[START OF DATA PROVIDED]
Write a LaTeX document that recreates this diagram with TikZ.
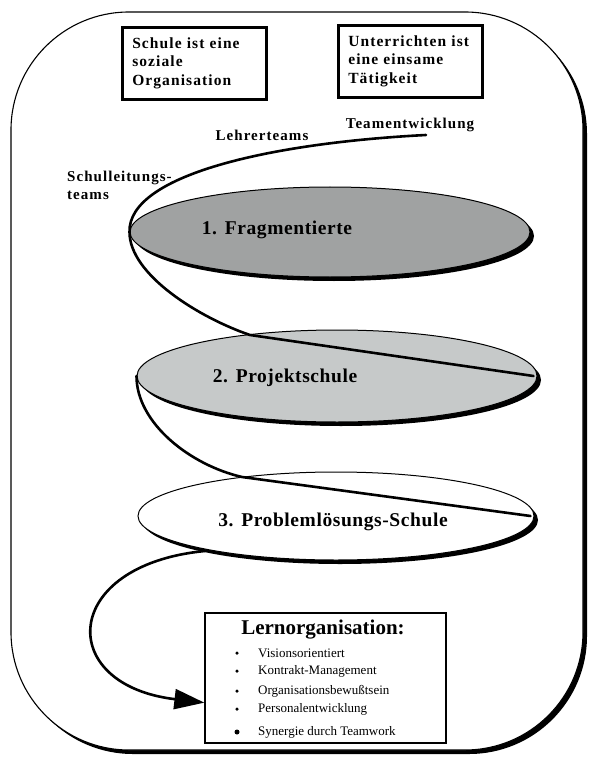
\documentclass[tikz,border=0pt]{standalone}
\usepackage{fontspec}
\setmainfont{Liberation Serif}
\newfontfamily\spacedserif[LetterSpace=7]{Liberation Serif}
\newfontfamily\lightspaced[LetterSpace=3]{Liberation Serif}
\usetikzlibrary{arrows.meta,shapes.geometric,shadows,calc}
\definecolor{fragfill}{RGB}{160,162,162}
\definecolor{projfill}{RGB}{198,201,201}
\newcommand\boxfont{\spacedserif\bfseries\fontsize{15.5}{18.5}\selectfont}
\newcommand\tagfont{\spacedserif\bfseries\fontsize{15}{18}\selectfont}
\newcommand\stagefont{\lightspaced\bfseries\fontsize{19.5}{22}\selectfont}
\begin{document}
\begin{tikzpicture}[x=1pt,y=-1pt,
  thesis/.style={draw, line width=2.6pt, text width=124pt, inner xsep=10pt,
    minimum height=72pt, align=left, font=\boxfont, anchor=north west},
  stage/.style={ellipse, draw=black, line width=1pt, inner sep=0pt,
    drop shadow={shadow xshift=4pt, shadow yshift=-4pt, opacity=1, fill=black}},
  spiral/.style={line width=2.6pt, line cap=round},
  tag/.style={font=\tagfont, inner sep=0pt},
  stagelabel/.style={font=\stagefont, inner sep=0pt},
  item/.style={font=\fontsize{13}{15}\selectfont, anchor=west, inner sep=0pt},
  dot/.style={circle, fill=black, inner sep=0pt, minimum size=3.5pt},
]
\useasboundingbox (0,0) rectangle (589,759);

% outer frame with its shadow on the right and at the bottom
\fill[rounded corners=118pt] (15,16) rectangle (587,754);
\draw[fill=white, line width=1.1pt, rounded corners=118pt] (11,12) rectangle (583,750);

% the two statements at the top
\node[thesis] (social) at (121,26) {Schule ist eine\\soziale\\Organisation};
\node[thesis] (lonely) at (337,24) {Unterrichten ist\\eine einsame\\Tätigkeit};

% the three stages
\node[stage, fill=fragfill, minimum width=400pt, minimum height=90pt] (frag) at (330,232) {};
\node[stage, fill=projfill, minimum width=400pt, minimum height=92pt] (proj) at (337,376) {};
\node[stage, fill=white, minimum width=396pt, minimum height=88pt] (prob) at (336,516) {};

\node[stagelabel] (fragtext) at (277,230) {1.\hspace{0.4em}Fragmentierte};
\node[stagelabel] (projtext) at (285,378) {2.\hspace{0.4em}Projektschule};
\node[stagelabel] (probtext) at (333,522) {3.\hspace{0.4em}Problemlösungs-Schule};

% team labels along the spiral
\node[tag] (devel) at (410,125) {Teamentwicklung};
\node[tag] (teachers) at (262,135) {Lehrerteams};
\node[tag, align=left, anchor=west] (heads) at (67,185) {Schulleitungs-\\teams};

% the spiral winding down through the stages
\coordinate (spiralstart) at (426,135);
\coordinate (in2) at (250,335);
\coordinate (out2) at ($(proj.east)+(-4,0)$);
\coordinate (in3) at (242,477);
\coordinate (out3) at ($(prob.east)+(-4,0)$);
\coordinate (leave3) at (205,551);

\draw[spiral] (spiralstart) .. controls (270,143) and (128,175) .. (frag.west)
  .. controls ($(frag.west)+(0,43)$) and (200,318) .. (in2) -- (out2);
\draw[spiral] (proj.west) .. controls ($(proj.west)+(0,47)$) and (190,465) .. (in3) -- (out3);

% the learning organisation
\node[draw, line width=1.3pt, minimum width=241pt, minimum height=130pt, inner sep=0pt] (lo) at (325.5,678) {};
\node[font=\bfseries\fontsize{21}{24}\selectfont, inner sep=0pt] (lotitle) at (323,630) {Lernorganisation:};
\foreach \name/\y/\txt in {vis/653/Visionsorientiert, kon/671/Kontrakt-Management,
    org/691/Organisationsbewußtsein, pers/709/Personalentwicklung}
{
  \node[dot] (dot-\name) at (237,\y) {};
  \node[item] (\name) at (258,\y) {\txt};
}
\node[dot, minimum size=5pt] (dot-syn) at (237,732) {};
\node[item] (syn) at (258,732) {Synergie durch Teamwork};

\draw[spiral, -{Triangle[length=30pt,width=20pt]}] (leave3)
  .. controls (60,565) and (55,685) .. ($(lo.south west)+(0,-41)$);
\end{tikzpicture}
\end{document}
[END OF DATA PROVIDED]
EXERCISE = Gather and return every line that holds the string "with".

TASK ANSWER =
Write a LaTeX document that recreates this diagram with TikZ.
% outer frame with its shadow on the right and at the bottom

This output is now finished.